Tesla‘s upcoming Model 3 isn’t just expected to be surprisingly affordable, it’s also set to be astonishingly slippery, if new leaks are anything to go by. The entry-level EV in Tesla’s range is set to go on sale in two years time, but with the final design not set to be revealed until March next year, speculation is rife about what it could look like.
If the newest batch of insider chatter is anything to go by, the answer could be “quite unusual indeed.” A source speaking to Electrek claims that Tesla’s engineering team and designers are chasing an astonishingly low sub-0.20 drag coefficient for the new car.

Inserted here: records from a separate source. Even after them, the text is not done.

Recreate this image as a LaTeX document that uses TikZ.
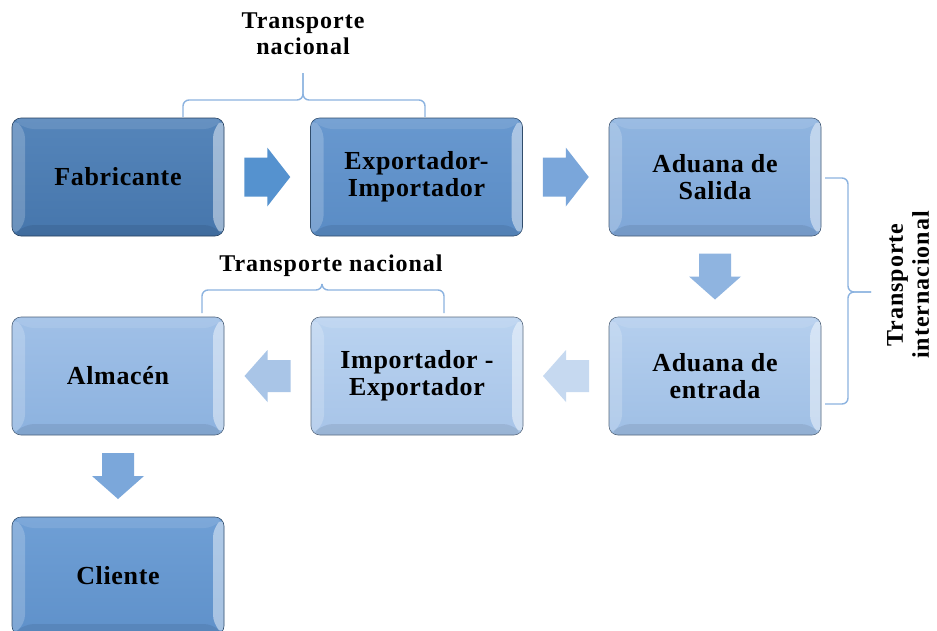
\documentclass[tikz,border=0pt]{standalone}
\usepackage{fontspec}
\setmainfont{Liberation Serif}[LetterSpace=4]
\newfontfamily\boxfont{Liberation Serif}[LetterSpace=2.5]
\usetikzlibrary{calc}
\definecolor{cFab}{HTML}{4676AC}
\definecolor{cFabT}{HTML}{5585BA}
\definecolor{cExp}{HTML}{5A8CC5}
\definecolor{cExpT}{HTML}{6898CF}
\definecolor{cSal}{HTML}{7FA7D8}
\definecolor{cSalT}{HTML}{90B5E0}
\definecolor{cEnt}{HTML}{9FBFE5}
\definecolor{cEntT}{HTML}{B5CFEE}
\definecolor{cImp}{HTML}{A7C4E8}
\definecolor{cImpT}{HTML}{BAD3F0}
\definecolor{cAlm}{HTML}{8CB2DF}
\definecolor{cAlmT}{HTML}{A0C0E7}
\definecolor{cCli}{HTML}{5F91CA}
\definecolor{cCliT}{HTML}{6F9FD5}
\definecolor{cBrace}{HTML}{8CB3E0}
\definecolor{aA}{HTML}{5592CF}
\definecolor{aB}{HTML}{7AA6DA}
\definecolor{aC}{HTML}{8FB4E0}
\definecolor{aD}{HTML}{C6D9F0}
\definecolor{aE}{HTML}{A9C5E7}
\definecolor{aF}{HTML}{7BA7DA}
\tikzset{
  bevbox/.style 2 args={rounded corners=9pt, minimum width=212pt, minimum height=118pt,
    inner sep=0pt, align=center, draw=#1!55!black, line width=0.6pt,
    top color=#2, bottom color=#1,
    font=\boxfont\bfseries\fontsize{26}{27}\selectfont,
    path picture={
      \fill[white,opacity=.45] (path picture bounding box.north east) -- (path picture bounding box.south east)
        -- ([shift={(-11pt,11pt)}]path picture bounding box.south east) -- ([shift={(-11pt,-11pt)}]path picture bounding box.north east) -- cycle;
      \fill[white,opacity=.2] (path picture bounding box.north west) -- (path picture bounding box.south west)
        -- ([shift={(13pt,11pt)}]path picture bounding box.south west) -- ([shift={(13pt,-11pt)}]path picture bounding box.north west) -- cycle;
      \fill[white,opacity=.1] (path picture bounding box.north west) -- (path picture bounding box.north east)
        -- ([shift={(-11pt,-11pt)}]path picture bounding box.north east) -- ([shift={(13pt,-11pt)}]path picture bounding box.north west) -- cycle;
      \fill[black,opacity=.08] (path picture bounding box.south west) -- (path picture bounding box.south east)
        -- ([shift={(-11pt,11pt)}]path picture bounding box.south east) -- ([shift={(13pt,11pt)}]path picture bounding box.south west) -- cycle;
    }},
  bigarrow/.pic={\fill[pic actions] (-23,-19.5) -- (0,-19.5) -- (0,-29.5) -- (23,0) -- (0,29.5) -- (0,19.5) -- (-23,19.5) -- cycle;},
  smallarrow/.pic={\fill[pic actions] (-23,-16) -- (0,-16) -- (0,-26) -- (23,0) -- (0,26) -- (0,16) -- (-23,16) -- cycle;},
  bracestyle/.style={draw=cBrace, line width=1.4pt, rounded corners=6pt},
  lbl/.style={font=\bfseries\fontsize{24}{26}\selectfont, align=center, inner sep=0pt}
}
\begin{document}
\begin{tikzpicture}[x=1pt,y=-1pt]
\useasboundingbox[fill=white] (0,0) rectangle (937,630);
% boxes
\node[bevbox={cFab}{cFabT}] (fab) at (118,177) {Fabricante};
\node[bevbox={cExp}{cExpT}] (exp) at (416.5,177) {Exportador-\\Importador};
\node[bevbox={cSal}{cSalT}] (sal) at (715,177) {Aduana de\\Salida};
\node[bevbox={cEnt}{cEntT}] (ent) at (715,376) {Aduana de\\entrada};
\node[bevbox={cImp}{cImpT}] (imp) at (417,376) {Importador -\\Exportador};
\node[bevbox={cAlm}{cAlmT}] (alm) at (118,376) {Almacén};
\node[bevbox={cCli}{cCliT}] (cli) at (118,576) {Cliente};
% block arrows
\pic[fill=aA] at ($(fab.east)!0.5!(exp.west)$) {bigarrow};
\pic[fill=aB] at ($(exp.east)!0.5!(sal.west)$) {bigarrow};
\pic[fill=aC, rotate=-90] at ($(sal.south)!0.5!(ent.north)$) {smallarrow};
\pic[fill=aD, rotate=180] at ($(ent.west)!0.5!(imp.east)$) {smallarrow};
\pic[fill=aE, rotate=180] at ($(imp.west)!0.5!(alm.east)$) {smallarrow};
\pic[fill=aF, rotate=-90] at ($(alm.south)!0.5!(cli.north)$) {smallarrow};
% braces
\coordinate (b1l) at (183,117);
\coordinate (b1r) at (425,117);
\coordinate (b1t) at (303,73);
\draw[bracestyle] (b1l) -- (183,100) -- (303,100) -- (b1t);
\draw[bracestyle] (b1r) -- (425,100) -- (303,100) -- (b1t);
\coordinate (b2l) at (202,313);
\coordinate (b2r) at (444,313);
\coordinate (b2t) at (322,284);
\draw[bracestyle] (b2l) -- (202,290) -- (322,290) -- (b2t);
\draw[bracestyle] (b2r) -- (444,290) -- (322,290) -- (b2t);
\coordinate (b3t) at (825,178);
\coordinate (b3b) at (825,404);
\coordinate (b3m) at (871,292);
\draw[bracestyle] (b3t) -- (848,178) -- (848,292) -- (b3m);
\draw[bracestyle] (b3b) -- (848,404) -- (848,292) -- (b3m);
% labels
\node[lbl] (l1) at (303,34) {Transporte\\nacional};
\node[lbl] (l2) at (331,266) {Transporte nacional};
\node[lbl, rotate=90] (l3) at (908,285) {Transporte\\internacional};
\end{tikzpicture}
\end{document}
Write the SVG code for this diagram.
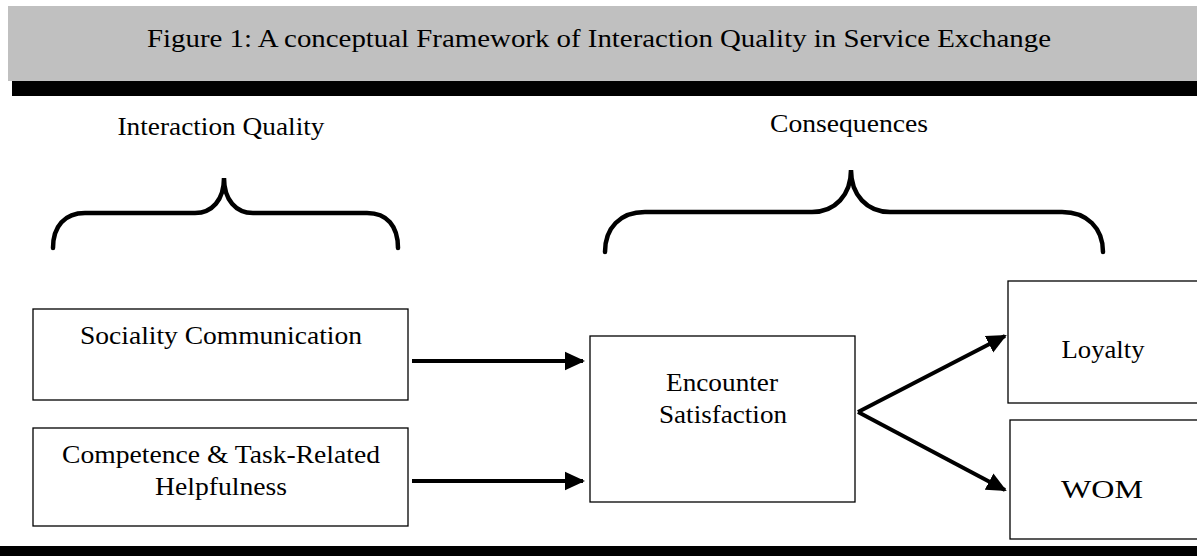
<svg xmlns="http://www.w3.org/2000/svg" width="1197" height="556" viewBox="0 0 1197 556">
<style>
text{font-family:"Liberation Serif","Times New Roman",serif;fill:#000;text-anchor:middle}
.t{font-size:26px}
.box{fill:#fff;stroke:#000;stroke-width:1.3}
.brace{fill:none;stroke:#000;stroke-width:4.5;stroke-linecap:round}
.arr{fill:none;stroke:#000;stroke-width:4;marker-end:url(#ah)}
</style>
<defs>
<marker id="ah" markerWidth="5" markerHeight="5" refX="4.5" refY="2.5" orient="auto" markerUnits="strokeWidth">
<path d="M0,0.2 L5,2.5 L0,4.8 Z" fill="#000"/>
</marker>
</defs>
<rect width="1197" height="556" fill="#fff"/>
<g id="header">
<rect x="8" y="6" width="1189" height="75" fill="#c0c0c0"/>
<rect x="12" y="81" width="1185" height="15" fill="#000"/>
<text class="t" x="599" y="47" textLength="904" lengthAdjust="spacingAndGlyphs">Figure 1: A conceptual Framework of Interaction Quality in Service Exchange</text>
</g>
<g id="interaction-quality">
<text class="t" x="221" y="135" textLength="207" lengthAdjust="spacingAndGlyphs">Interaction Quality</text>
<path class="brace" d="M53,248 C53,226 65,213 85,213 L195,213 C212,213 224,200 224,178 C224,200 236,213 253,213 L367,213 C387,213 398,226 398,248"/>
</g>
<g id="consequences">
<text class="t" x="849" y="132" textLength="158" lengthAdjust="spacingAndGlyphs">Consequences</text>
<path class="brace" d="M605,252 C605,228 620,212 645,212 L812,212 C835,212 851,195 851,170 C851,195 867,212 890,212 L1062,212 C1087,212 1103,228 1103,252"/>
</g>
<g id="sociality">
<rect class="box" x="33" y="309" width="375" height="91"/>
<text class="t" x="221" y="344" textLength="282" lengthAdjust="spacingAndGlyphs">Sociality Communication</text>
</g>
<g id="competence">
<rect class="box" x="33" y="428" width="375" height="98"/>
<text class="t" x="221" y="463" textLength="318" lengthAdjust="spacingAndGlyphs">Competence &amp; Task-Related</text>
<text class="t" x="221" y="495" textLength="132" lengthAdjust="spacingAndGlyphs">Helpfulness</text>
</g>
<g id="encounter">
<rect class="box" x="590" y="336" width="265" height="166"/>
<text class="t" x="722" y="391" textLength="112" lengthAdjust="spacingAndGlyphs">Encounter</text>
<text class="t" x="723" y="423" textLength="128" lengthAdjust="spacingAndGlyphs">Satisfaction</text>
</g>
<g id="loyalty">
<rect class="box" x="1008" y="281" width="195" height="122"/>
<text class="t" x="1103" y="358" textLength="83" lengthAdjust="spacingAndGlyphs">Loyalty</text>
</g>
<g id="wom">
<rect class="box" x="1010" y="420" width="193" height="119"/>
<text class="t" x="1102" y="498" textLength="82" lengthAdjust="spacingAndGlyphs">WOM</text>
</g>
<g id="connectors">
<line class="arr" x1="412" y1="361" x2="583" y2="361"/>
<line class="arr" x1="412" y1="481" x2="583" y2="481"/>
<line class="arr" x1="858" y1="412" x2="1005" y2="336"/>
<line class="arr" x1="858" y1="412" x2="1005" y2="490"/>
</g>
<rect id="footer" x="0" y="546" width="1197" height="10" fill="#000"/>
</svg>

Drag coefficient is effectively the measure of how slippery a vehicle is at pushing through the air: lower means less resistance, and in an EV that means less battery consumption. The Model S has an impressive cd of 0.24, but so far the only vehicles managing to slip under the 0.20 barrier are General Motors’ EV1, shown above, and the Volkswagen XL1, below.
Both cars have some conspicuous similarities, like a smooth, tapering trunk, and covers for the rear wheels. That “space-age tadpole” look is certainly eye-catching, but whether it fits the Tesla design language is questionable.
So, according to the tipster, Tesla has been chasing other methods to keep drag down. That includes lower-resistance tires on more aerodynamically-considered wheels – and yes, covers have apparently been discussed – along with more efficient airflow across the covered underbody.
A fared-in single windshield wiper is also being developed, and in an ideal world Tesla would do away with physical side mirrors and replace them with cameras, if only it can get the NHTSA and other regulators to agree.
A new cooling system which uses the underside of the car as a vast heatsink has also been suggested.
If Tesla’s combined efforts succeed, it could mean more range from a smaller number of batteries: important if Musk’s promises of around 200 miles of travel and a roughly $35k sticker price are to be delivered on.